The bodies of the boy and his grandparents have never been found. It is the Crown's theory that they were killed on the farm and burned.
Jurors have already heard evidence that bone fragments were found also in the ashes.​

Image | Garland truck bed white

Caption: Video analyst Kathy McCaw drew attention to something white in the back of the green truck near the victims' home. The Crown says the green truck is Garland's. (Court exhibit)

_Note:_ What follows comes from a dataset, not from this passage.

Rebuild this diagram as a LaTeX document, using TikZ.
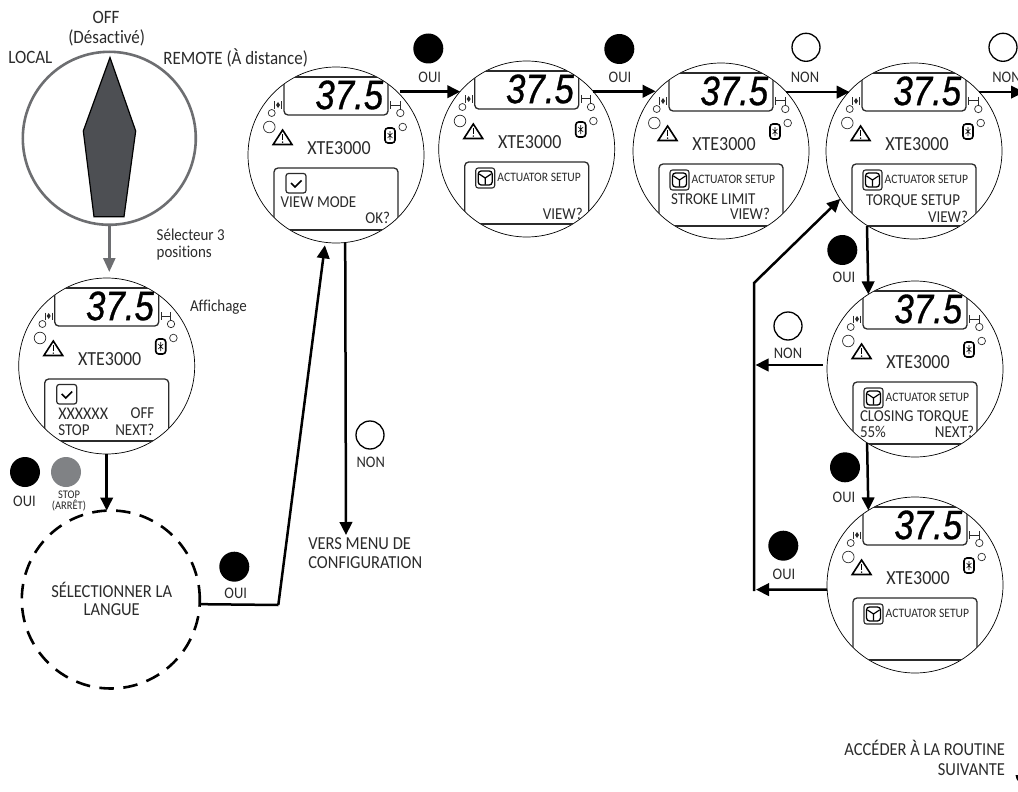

Kathy McCaw, a forensic video analyst for the Calgary police, was called as the prosecution's second witness on Thursday.
She was tasked with reviewing CCTV footage from several locations along Macleod Trail from June 30, 2014 — the day the family members were discovered missing.
McCaw compared photos of Garland's truck with CCTV images of a green truck near the Liknes's home, citing numerous similarities.
On June 30, CCTV footage from various locations captured three sightings of the truck — at around 3:30 a.m., 5 a.m. and 7:30 a.m.
Images taken around 5 a.m. near the victims' home show something in the bed of the pickup truck, but by 7:30 a.m., the box was empty.
Two weeks after the massive search for Nathan and his grandparents began, Garland was arrested and charged with their murders on July 15, 2014.
Garland is connected to the Liknes family through his sister, Patti Garland, who was in a common-law relationship with Alvin Liknes's son, Allen.
Patti Garland, her parents and Allen Liknes all testified earlier in the trial that Garland harboured a grudge against Alvin Liknes after a business relationship soured years earlier.
Through what prosecutors Vicki Faulkner and Shane Parker have described as "dumb luck," a mapping plane that flew over the Garland property on July 1 and 2, 2014, took photographs that show what the Crown believes to be three bodies in the grass of two adults and a child.
Those photos are expected to be presented to jurors on Monday when the trial resumes.